Deals and corporate shocks keep equity flows uneven
Dealmaking provided headline risk this week and will shape sector flows in the session ahead. Micron Technology (NASDAQ:MU) jumped about 16% after a blockbuster profit forecast that reassured chip demand narratives and lifted semiconductors. That rally helped U.S. equity indexes close higher and underlined how company specific surprises can drive broad moves.
On the big merger front Warner Bros. Discovery (NASDAQ:WBD) rejected Paramount Global’s (NASDAQ:PARA) $108.4 billion hostile takeover approach. Separately a $6 billion all stock deal was announced for a merger between Trump Media and TAE Technologies, and ByteDance signed binding agreements to give control of U.S. TikTok operations to a group of investors that includes Oracle (NASDAQ:ORCL). Those moves will keep M&A headlines front and centre and may spur sector rotation between media, tech, and software.
Investors should expect episodic volatility around deal updates and regulatory signals. Corporate news continues to add idiosyncratic direction to markets that otherwise might be more driven by macro narratives.
Energy, commodities and the supply story
Energy markets added another layer of uncertainty. Brent crude futures plunged nearly 3% on Tuesday to below $59 a barrel, the lowest since early 2021, as optimism over a possible peace deal in Ukraine and a growing global supply outlook weighed on prices. A brief rebound followed comments from President Donald Trump about ordering a blockade of sanctioned oil tankers entering and leaving Venezuela, but prices drifted lower again by Friday.
Despite geopolitical headlines the newsletter noted that the bigger near term driver for oil will likely be a spike in global supplies both on land and at sea. That view maps to reports that Asia’s imports of U.S. crude oil, coal and liquefied natural gas are on track to decline this year even as U.S. producers push volumes abroad. Meanwhile Japan has cut fossil fuel electricity generation to the lowest levels in more than a decade this year as nuclear output recovers, adding a demand side nuance for markets focused on fuel balances.
Energy sector corporate strategy also made news. BP (LSE:BP) surprised markets by appointing Meg O’Neill to replace Murray Auchincloss as chief executive. The appointment makes her the company’s first outsider CEO and presents three clear strategic choices for a bruised $90 billion business: build, buy or be bought. That choice will matter for oil majors, for project flows and for investors focused on capital allocation and return of cash.
What traders should watch in the session ahead
Expect the opening trade to be driven by follow through on the CPI and jobs debate, commentary from central bank officials about policy plans, and any spillover from high profile deals and corporate updates. Equity markets will react to company news that changes earnings expectations like Micron’s forecast. Bond markets will be sensitive to any fresh clues on Fed timing for easing. Commodity traders will watch inventory and supply signals for oil and metals while also parsing geopolitical statements that produce short lived price moves.

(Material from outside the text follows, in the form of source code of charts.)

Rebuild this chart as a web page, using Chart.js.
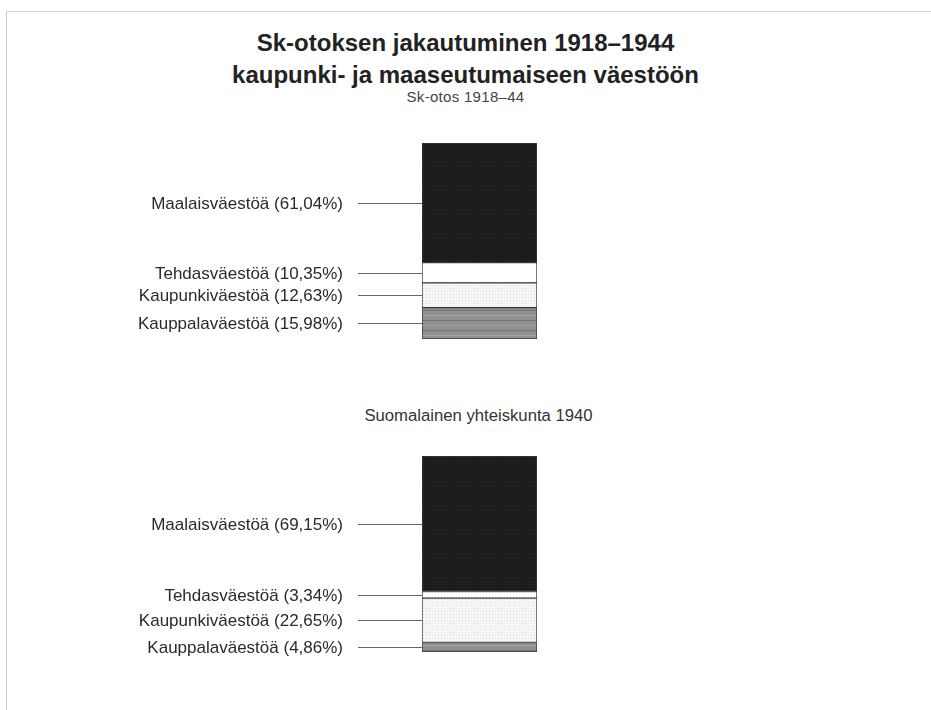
<!DOCTYPE html>
<html>
<head>
<meta charset="utf-8">
<script src="https://cdn.jsdelivr.net/npm/chart.js@4"></script>
<style>
  body { margin:0; background:#fff; width:931px; height:710px; overflow:hidden; position:relative;
         font-family:"Liberation Sans", Arial, Helvetica, sans-serif; color:#222; }
  .frame { position:absolute; left:6px; top:11px; right:-2px; bottom:-2px;
           border-top:1px solid #cfcfcf; border-left:1px solid #cfcfcf; }
  .t { position:absolute; left:0; width:931px; text-align:center; white-space:nowrap; }
  canvas { position:absolute; left:0; }
</style>
</head>
<body>
<div class="frame"></div>
<div class="t" style="top:29px;font-size:24px;font-weight:bold;">Sk-otoksen jakautuminen 1918–1944</div>
<div class="t" style="top:61px;font-size:24px;font-weight:bold;">kaupunki- ja maaseutumaiseen väestöön</div>
<div class="t" style="top:88px;font-size:15px;color:#444;letter-spacing:0.3px;">Sk-otos 1918–44</div>
<div class="t" style="top:406px;left:13px;font-size:16.7px;color:#333;">Suomalainen yhteiskunta 1940</div>

<canvas id="chart1" width="931" height="230" style="top:120px"></canvas>
<canvas id="chart2" width="931" height="230" style="top:440px"></canvas>

<script>
// ========== data (stacked from bottom to top) ==========
const categories = ["Kauppalaväestöä", "Kaupunkiväestöä", "Tehdasväestöä", "Maalaisväestöä"];
const skOtos = [15.98, 12.63, 10.35, 61.04];          // Sk-otos 1918–44
const yhteiskunta1940 = [4.86, 22.65, 3.34, 69.15];   // Suomalainen yhteiskunta 1940

// ========== fill patterns ==========
function makePattern(w, h, draw) {
  const c = document.createElement("canvas");
  c.width = w; c.height = h;
  const g = c.getContext("2d");
  draw(g);
  return g.createPattern(c, "repeat");
}
const fills = [
  // kauppala: gray with horizontal stripes
  makePattern(4, 10, g => {
    g.fillStyle = "#909090"; g.fillRect(0, 0, 4, 10);
    g.fillStyle = "#747474"; g.fillRect(0, 0, 4, 1);
    g.fillStyle = "#a4a4a4"; g.fillRect(0, 5, 4, 1);
  }),
  // kaupunki: light dotted grid
  makePattern(3, 3, g => {
    g.fillStyle = "#f6f6f6"; g.fillRect(0, 0, 3, 3);
    g.fillStyle = "#dcdcdc"; g.fillRect(0, 0, 1, 1);
  }),
  // tehdas: white
  "#ffffff",
  // maalais: near black, slight texture
  makePattern(3, 3, g => {
    g.fillStyle = "#1c1c1c"; g.fillRect(0, 0, 3, 3);
    g.fillStyle = "#262626"; g.fillRect(0, 0, 1, 1);
  })
];

function fmt(v) {
  return v.toFixed(2).replace(".", ",") + "%";
}

// ========== labels with leader lines ==========
const leaderLabels = {
  id: "leaderLabels",
  afterDraw(chart) {
    const ctx = chart.ctx;
    const left = chart.chartArea.left;
    ctx.save();
    ctx.font = '17px "Liberation Sans", Arial, sans-serif';
    ctx.fillStyle = "#2a2a2a";
    ctx.textAlign = "right";
    ctx.textBaseline = "middle";
    chart.data.datasets.forEach((ds, i) => {
      const el = chart.getDatasetMeta(i).data[0];
      const y = Math.round((el.y + el.base) / 2) + 0.5;
      ctx.fillText(ds.label + " (" + fmt(ds.data[0]) + ")", left - 79, y + 1);
      ctx.strokeStyle = "#666";
      ctx.lineWidth = 1;
      ctx.beginPath();
      ctx.moveTo(left - 64, y);
      ctx.lineTo(left, y);
      ctx.stroke();
    });
    ctx.restore();
  }
};

function drawStack(id, title, values, padTop, padBottom) {
  return new Chart(document.getElementById(id), {
    type: "bar",
    data: {
      labels: [title],
      datasets: categories.map((name, i) => ({
        label: name,
        data: [values[i]],
        backgroundColor: fills[i],
        borderColor: "#3a3a3a",
        borderWidth: 1,
        borderSkipped: false,
        barPercentage: 1,
        categoryPercentage: 1
      }))
    },
    options: {
      responsive: false,
      animation: false,
      layout: { padding: { left: 422, right: 394, top: padTop, bottom: padBottom } },
      plugins: { legend: { display: false }, tooltip: { enabled: false } },
      scales: {
        x: { stacked: true, display: false },
        y: { stacked: true, display: false, min: 0, max: 100 }
      }
    },
    plugins: [leaderLabels]
  });
}

drawStack("chart1", "Sk-otos 1918–44", skOtos, 23, 11);
drawStack("chart2", "Suomalainen yhteiskunta 1940", yhteiskunta1940, 16, 18);
</script>
</body>
</html>
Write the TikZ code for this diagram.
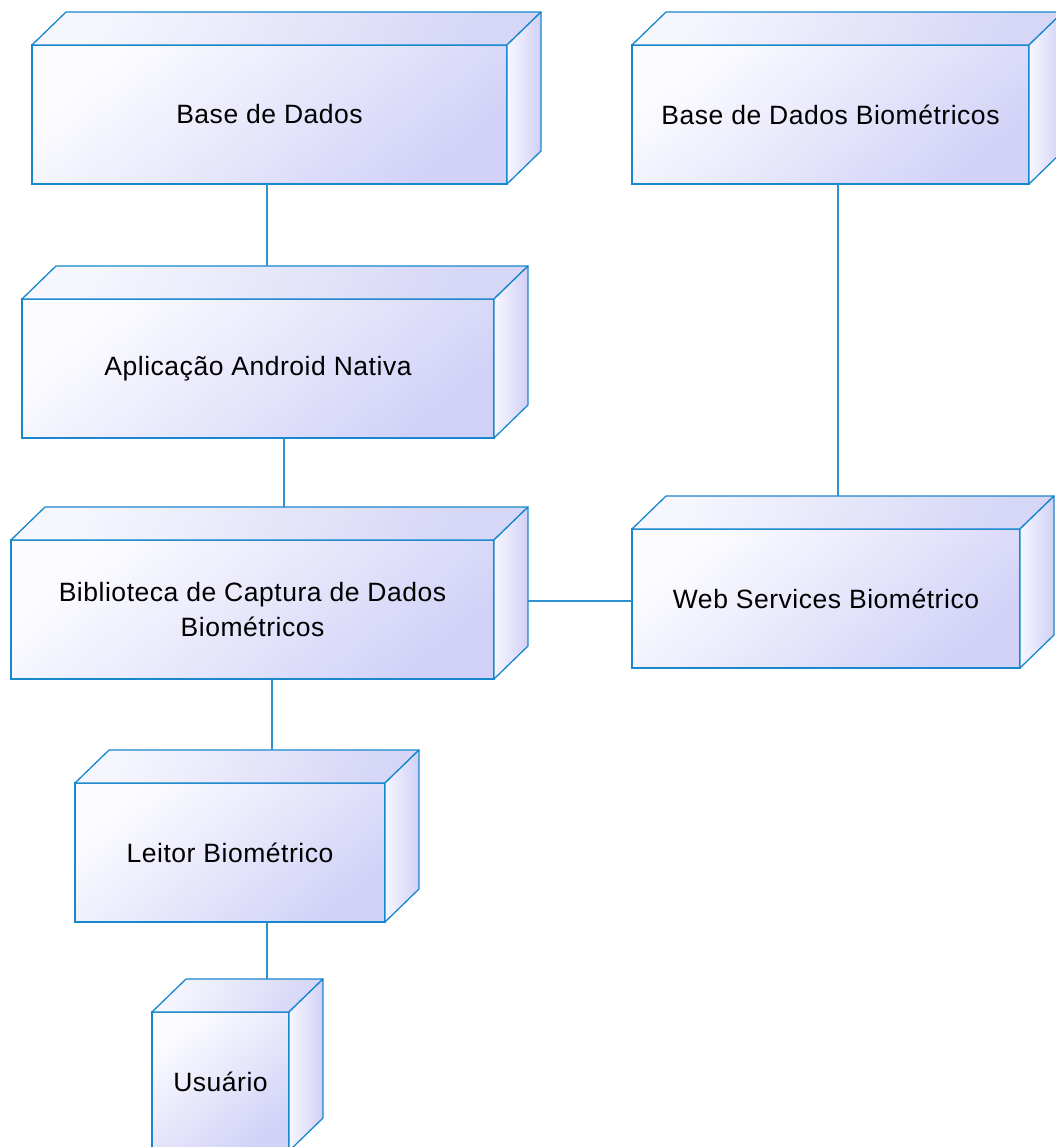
\documentclass[tikz,border=0pt]{standalone}
\usepackage{fontspec}
\newfontfamily\boxfont{Liberation Sans}[LetterSpace=2]
\usetikzlibrary{calc}

\definecolor{edgeblue}{RGB}{25,135,205}
\definecolor{linkblue}{RGB}{45,145,210}
\definecolor{facelight}{RGB}{252,252,255}
\definecolor{facedark}{RGB}{210,210,248}
\definecolor{toplight}{RGB}{246,246,254}
\definecolor{topdark}{RGB}{214,214,247}
\definecolor{sidelight}{RGB}{247,247,255}
\definecolor{sidedark}{RGB}{208,208,246}

\tikzset{
  nodebox/.style={draw=edgeblue, line width=1.3pt, outer sep=0pt, inner sep=0pt,
    top color=facelight, bottom color=facedark, shading angle=40,
    align=center, font=\boxfont\fontsize{26.5}{35}\selectfont, text=black},
  topface/.style={draw=edgeblue, line width=1.3pt, line join=round,
    top color=toplight, bottom color=topdark, shading angle=60},
  sideface/.style={draw=edgeblue, line width=1.3pt, line join=round,
    left color=sidelight, right color=sidedark},
  link/.style={draw=linkblue, line width=1.3pt}
}

% A 3-D deployment node: name, front face x1, y1, x2, y2, label
\newcommand\deplnode[6]{%
  \node[nodebox, minimum width={(#4-#2)*1pt}, minimum height={(#5-#3)*1pt}]
    (#1) at ({(#2+#4)/2},{(#3+#5)/2}) {#6};
  \draw[topface] (#1.north west) -- ++(34,-33) -- ($(#1.north east)+(34,-33)$)
    -- (#1.north east) -- cycle;
  \draw[sideface] (#1.north east) -- ++(34,-33) -- ($(#1.south east)+(34,-33)$)
    -- (#1.south east) -- cycle;
  \coordinate (#1-top) at ($(#1.north west)+(34,-33)$);
  \coordinate (#1-right) at ($(#1.north east)+(34,-33)$);
}

\begin{document}
\begin{tikzpicture}[x=1pt, y=-1pt]
  \useasboundingbox (0,0) rectangle (1055,1147);
  \fill[white] (0,0) rectangle (1055,1147);

  % nodes
  \deplnode{bd}{32}{45}{507}{184}{Base de Dados}
  \deplnode{bdb}{632}{45}{1029}{184}{Base de Dados Biométricos}
  \deplnode{app}{22}{299}{494}{438}{Aplicação Android Nativa}
  \deplnode{bib}{11}{540}{494}{679}{Biblioteca de Captura de Dados\\Biométricos}
  \deplnode{ws}{632}{529}{1020}{668}{Web Services Biométrico}
  \deplnode{lei}{75}{783}{385}{922}{Leitor Biométrico}
  \deplnode{usu}{152}{1012}{289}{1151}{Usuário}

  % connectors
  \coordinate (j1) at ([xshift=-2.5pt]bd.south);
  \draw[link] (j1) -- (j1 |- app-top);
  \coordinate (j2) at ([xshift=26pt]app.south);
  \draw[link] (j2) -- (j2 |- bib-top);
  \coordinate (j3) at ([xshift=7.5pt]bdb.south);
  \draw[link] (j3) -- (j3 |- ws-top);
  \coordinate (j4) at ([yshift=-2.5pt]ws.west);
  \draw[link] (j4) -- (j4 -| bib-right);
  \coordinate (j5) at ([xshift=19.5pt]bib.south);
  \draw[link] (j5) -- (j5 |- lei-top);
  \coordinate (j6) at ([xshift=37pt]lei.south);
  \draw[link] (j6) -- (j6 |- usu-top);
\end{tikzpicture}
\end{document}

In short the session will be data and event rich. Short term moves will reflect reinterpretation of recent prints and the policy implications. Over the longer horizon the trajectory of central bank policy, the flow of energy supplies and the pace of corporate consolidation will keep markets active. Traders should price in erratic headline risk while focusing on the core variables that determine rates, currencies and commodity balances in the months ahead.